Jacqueline (Clotilde Joano) is pursued throughout the film by a mysterious man on a motorcycle. She is attracted to him, to the point of turning down other men, even though they had never met.  Early on, she touches his motorcycle in a semi-erotic, semi-fetishistic manner, and she is not shy to look back when she spots him.

After the two finally meet, they proclaim their love for each other, and the man takes the Jacqueline to the forest. In the film’s most shocking act, he strangles her, and then flees the scene of the crime on his motorcycle, leaving her corpse behind.

But there is a ray of hope.  In the last scene, set in a club, a girl (a fifth one) is asked to dance by a man (who remain faceless).  She then lifts her eyes and stares directly at the camera, suggesting that life goes on.

The story is loose and episodic, but it is full of rich detail, conveyed through Chabrol fluent naturalism and technical mastery.  The tale unfolds as a multi-nuanced study of four characters, placing them in their immediate surrounding of Parisian life, day and night. Significantly, Chabrol shows a rather vacuous and grim Paris, lacking the charm and romantic image that the city is associated with.

Shot smoothly and elegantly in black-and-white by Henri Decae, Bonnes Femmes demonstrates one of the basic tenets of the New Wave, that the telling is more important than the tale, that great acting and fluid direction can elevate the most melodramatic, and occasionally dreary and banal, material.

Two of the four actresses, Bernadette Lafont and Stephane Audran, went on to become major figures of French and international cinema.  Audran, who was married to director Chabrol, collaborated with him on many other films.

Like other Chabrol films, Bonnes Femmes is emotionally affecting, but laced with ironic tone and witty observation of ordinary human foibles.  While showing empathy for each member of the quartet, Chabrol avoids judgment of any kind. Even the unexpected murder in the last reel, chillingly dark and heartbreaking as it is, is depicted in a non-sentimental manner.

The women in Bonnes Femmes know that they exist in a male-dominated (sexist) milieu, and while some of them embrace that ideology by simply trying to survive or fit in, others are trying to break away by taking the kinds of risks and adventures not expected of “good girls” by their bourgeois society.

Seen from today’s perspective, Bonnes Femmes offers an even more scathing indictment of a patriarchal society that actively suppresses any genuine expression of a distinctly female spirit.  

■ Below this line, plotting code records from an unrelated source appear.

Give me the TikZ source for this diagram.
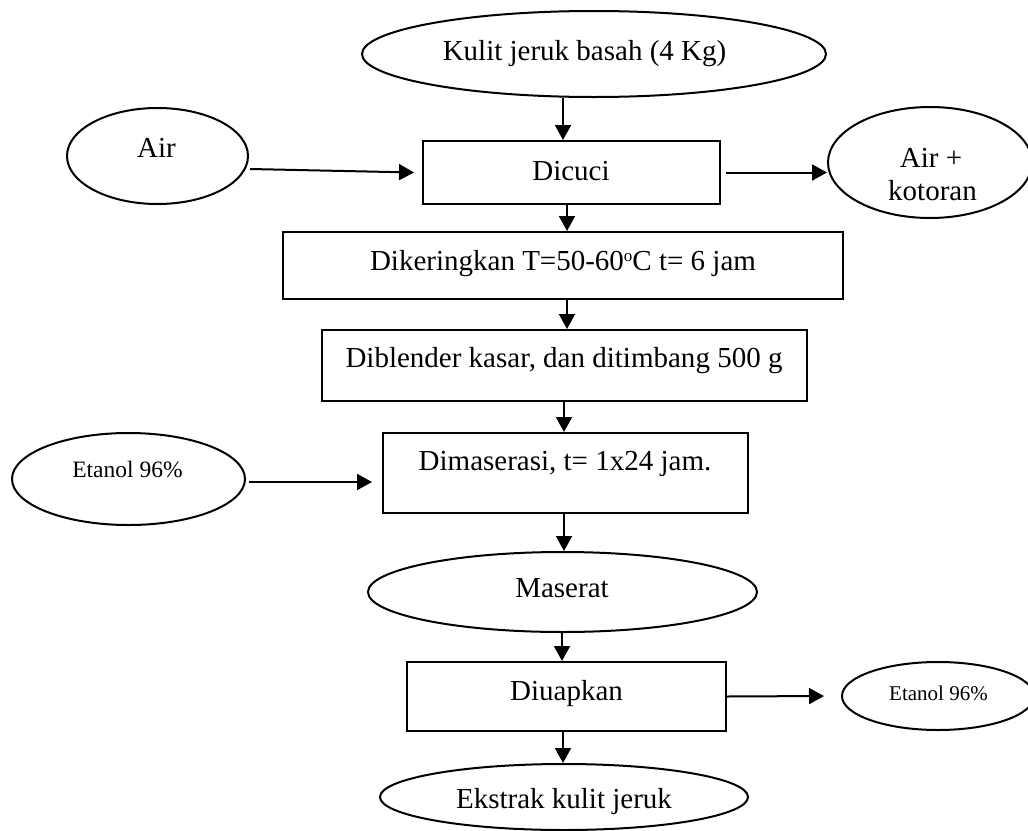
\documentclass[tikz,border=0pt]{standalone}
\usepackage{fontspec}
\setmainfont{Liberation Serif}
\usetikzlibrary{shapes.geometric,arrows.meta}
\begin{document}
\begin{tikzpicture}[x=1pt,y=-1pt,line width=2pt,
  proc/.style={draw,rectangle,inner sep=0pt},
  term/.style={draw,ellipse,inner sep=0pt},
  lbl/.style={anchor=base,inner sep=0pt,font=\fontsize{29}{34}\selectfont},
  lblsmall/.style={anchor=base,inner sep=0pt,font=\fontsize{23.5}{28}\selectfont},
  lbltiny/.style={anchor=base,inner sep=0pt,font=\fontsize{21}{25}\selectfont},
  arr/.style={-{Triangle[length=15pt,width=16pt]}}]
\useasboundingbox (0,0) rectangle (1028,830);

% axis positions of the vertical flow arrows
\coordinate (s1) at (563,0);
\coordinate (s2) at (567,0);
\coordinate (s3) at (564,0);
\coordinate (s4) at (562,0);

% raw material
\node[term,minimum width=464pt,minimum height=86pt] (raw) at (594,54) {};
\node[lbl] (rawt) at (584.5,60) {Kulit jeruk basah (4 Kg)};

% washing
\node[proc,minimum width=297pt,minimum height=63pt] (wash) at (571.5,172.5) {};
\node[lbl] (washt) at (571,180) {Dicuci};
\node[term,minimum width=181pt,minimum height=96pt] (water) at (157.5,156) {};
\node[lbl] (watert) at (156.5,157) {Air};
\node[term,minimum width=204pt,minimum height=111pt] (waste) at (930,162.5) {};
\node[lbl] (wastet1) at (931,167) {Air +};
\node[lbl] (wastet2) at (932.5,200) {kotoran};

% drying and grinding
\node[proc,minimum width=560pt,minimum height=67pt] (dry) at (563,265.5) {};
\node[lbl] (dryt) at (563,270) {Dikeringkan T=50-60\raisebox{9pt}{\fontsize{17}{17}\selectfont o}C t= 6 jam};
\node[proc,minimum width=485pt,minimum height=71pt] (grind) at (564.5,365.5) {};
\node[lbl] (grindt) at (564,367) {Diblender kasar, dan ditimbang 500 g};

% maceration
\node[term,minimum width=233pt,minimum height=92pt] (eth1) at (128.5,479) {};
\node[lblsmall] (eth1t) at (127.5,477) {Etanol 96\%};
\node[proc,minimum width=365pt,minimum height=80pt] (mac) at (565.5,473) {};
\node[lbl] (mact) at (565,470) {Dimaserasi, t= 1x24 jam.};
\node[term,minimum width=389pt,minimum height=80pt] (mas) at (562.5,592) {};
\node[lbl] (mast) at (562,597) {Maserat};

% evaporation
\node[proc,minimum width=319pt,minimum height=69pt] (evap) at (566.5,696.5) {};
\node[lbl] (evapt) at (566.5,700) {Diuapkan};
\node[term,minimum width=192pt,minimum height=68pt] (eth2) at (938,696) {};
\node[lbltiny] (eth2t) at (938.5,700) {Etanol 96\%};
\node[term,minimum width=368pt,minimum height=66pt] (ext) at (564,797) {};
\node[lbl] (extt) at (564,808) {Ekstrak kulit jeruk};

% main flow
\draw[arr] (raw.south -| s1) -- (wash.north -| s1);
\draw[arr] (wash.south -| s2) -- (dry.north -| s2);
\draw[arr] (dry.south -| s2) -- (grind.north -| s2);
\draw[arr] (grind.south -| s3) -- (mac.north -| s3);
\draw[arr] (mac.south -| s3) -- (mas.north -| s3);
\draw[arr] (mas.south -| s4) -- (evap.north -| s4);
\draw[arr] (evap.south -| s1) -- (ext.north -| s1);

% side streams
\draw[arr] ([xshift=1pt,yshift=-13pt]water.east) -- ([xshift=-8pt]wash.west);
\draw[arr] ([xshift=5pt]wash.east) -- (waste.west |- wash.east);
\draw[arr] ([xshift=3pt,yshift=-3pt]eth1.east) -- ([xshift=-10pt,yshift=-9pt]mac.west);
\draw[arr] (evap.east) -- ([xshift=-17pt]eth2.west);
\end{tikzpicture}
\end{document}
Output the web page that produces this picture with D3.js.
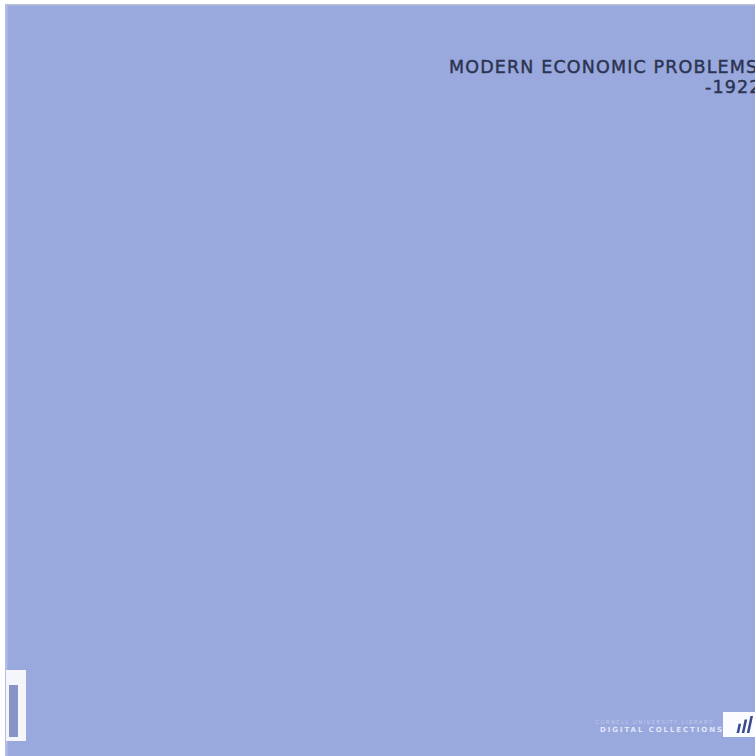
<!DOCTYPE html>
<html>
<head>
<meta charset="utf-8">
<script src="https://cdn.jsdelivr.net/npm/d3@7"></script>
<style>
  html, body { margin: 0; padding: 0; background: #fff; }
  svg { display: block; }
</style>
</head>
<body>
<div id="view"></div>
<script>
// cover texts
const titleLines = ["MODERN ECONOMIC PROBLEMS", "-1922"];
const imprintLines = ["CORNELL UNIVERSITY LIBRARY", "DIGITAL COLLECTIONS"];
// logo bar heights (relative)
const logoBars = [0.55, 0.8, 1.0];

const width = 755;
const height = 756;

const svg = d3.select("#view")
    .append("svg")
        .attr("width", width)
        .attr("height", height);

// cover area
const cover = {left: 5, top: 4};
svg.append("rect")
    .attr("x", cover.left)
    .attr("y", cover.top)
    .attr("width", width - cover.left)
    .attr("height", height - cover.top)
    .attr("fill", "#99a9dd");
svg.append("rect")
    .attr("x", cover.left)
    .attr("y", cover.top)
    .attr("width", width - cover.left)
    .attr("height", 1.5)
    .attr("fill", "#b9bfd6");
svg.append("rect")
    .attr("x", cover.left)
    .attr("y", cover.top)
    .attr("width", 2.5)
    .attr("height", height - cover.top)
    .attr("fill", "#b3bde6");

// title block
const lineY = d3.scaleLinear().domain([0, 1]).range([73, 93]);
svg.append("g")
    .selectAll("text")
    .data(titleLines)
    .join("text")
        .attr("x", (d, i) => i == 0 ? 449 : 705)
        .attr("y", (d, i) => lineY(i))
        .attr("font-family", "DejaVu Sans")
        .attr("font-size", 17.5)
        .attr("letter-spacing", 1.15)
        .attr("fill", "#2c3452")
        .attr("stroke", "#2c3452")
        .attr("stroke-width", 0.45)
        .text(d => d);

// bookmark strip bottom left
svg.append("rect")
    .attr("x", 6)
    .attr("y", 670)
    .attr("width", 20)
    .attr("height", 71)
    .attr("fill", "#f4f6fc");
svg.append("rect")
    .attr("x", 9)
    .attr("y", 685)
    .attr("width", 9)
    .attr("height", 52)
    .attr("fill", "#8894c8");

// imprint
const imprintY = d3.scaleLinear().domain([0, 1]).range([724, 731.5]);
svg.append("g")
    .selectAll("text")
    .data(imprintLines)
    .join("text")
        .attr("x", (d, i) => i == 0 ? 595 : 600)
        .attr("y", (d, i) => imprintY(i))
        .attr("font-family", "DejaVu Sans")
        .attr("font-weight", (d, i) => i == 0 ? "normal" : "bold")
        .attr("font-size", (d, i) => i == 0 ? 5.5 : 7)
        .attr("textLength", (d, i) => i == 0 ? 117 : 122)
        .attr("lengthAdjust", "spacing")
        .attr("fill", (d, i) => i == 0 ? "#c0c8ee" : "#e2e6f8")
        .text(d => d);

// logo box
svg.append("rect")
    .attr("x", 723)
    .attr("y", 712)
    .attr("width", width - 723)
    .attr("height", 25)
    .attr("fill", "#fbfcff");
const barX = d3.scaleBand().domain(d3.range(logoBars.length)).range([734, 752]).padding(0.5);
const barY = d3.scaleLinear().domain([0, 1]).range([733, 716]);
svg.append("g")
    .selectAll("rect")
    .data(logoBars)
    .join("rect")
        .attr("x", (d, i) => barX(i))
        .attr("y", d => barY(d))
        .attr("width", barX.bandwidth())
        .attr("height", d => barY(0) - barY(d))
        .attr("fill", "#3a4a8c")
        .attr("transform", `skewX(-12) translate(${barY(0) * Math.tan(12 * Math.PI / 180)},0)`);
</script>
</body>
</html>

Decades after it was made, Bonnes Femmes continues to impress, largely due to the fresh performances of the entire ensemble and the immediacy of the on-location shooting.

Bernadette Lafont — Jane
Clotilde Joano — Jacqueline
Stéphane Audran — Ginette
Lucile Saint-Simon — Rita
Mario David — Andre Lapierre (the motorcyclist)
Pierre Bertin — Belin (the shop owner)
Ave Ninchi — Madame Louise
Jean-Louis Maury — Marcel
Albert Dinan — Albert
Sacha Briquet — Henri
Claude Berri — Jane’s boyfriend


Directed by Claude Chabrol
Produced by Raymond Hakim and Robert Hakim
Written by Claude Chabrol and Paul Gégauff
Music by Pierre Jansen and Paul Misraki
Cinematography: Henri Decaë
Running time: 100 minutes


I am grateful to the late critic Andrew Sarris, who had consistently shown Bonnes Femmes in film classes at Columbia University (where I first saw it as a student).  In 2011, when he became ill, I was honored to take over his course  and discuss that film with a younger generation of film students.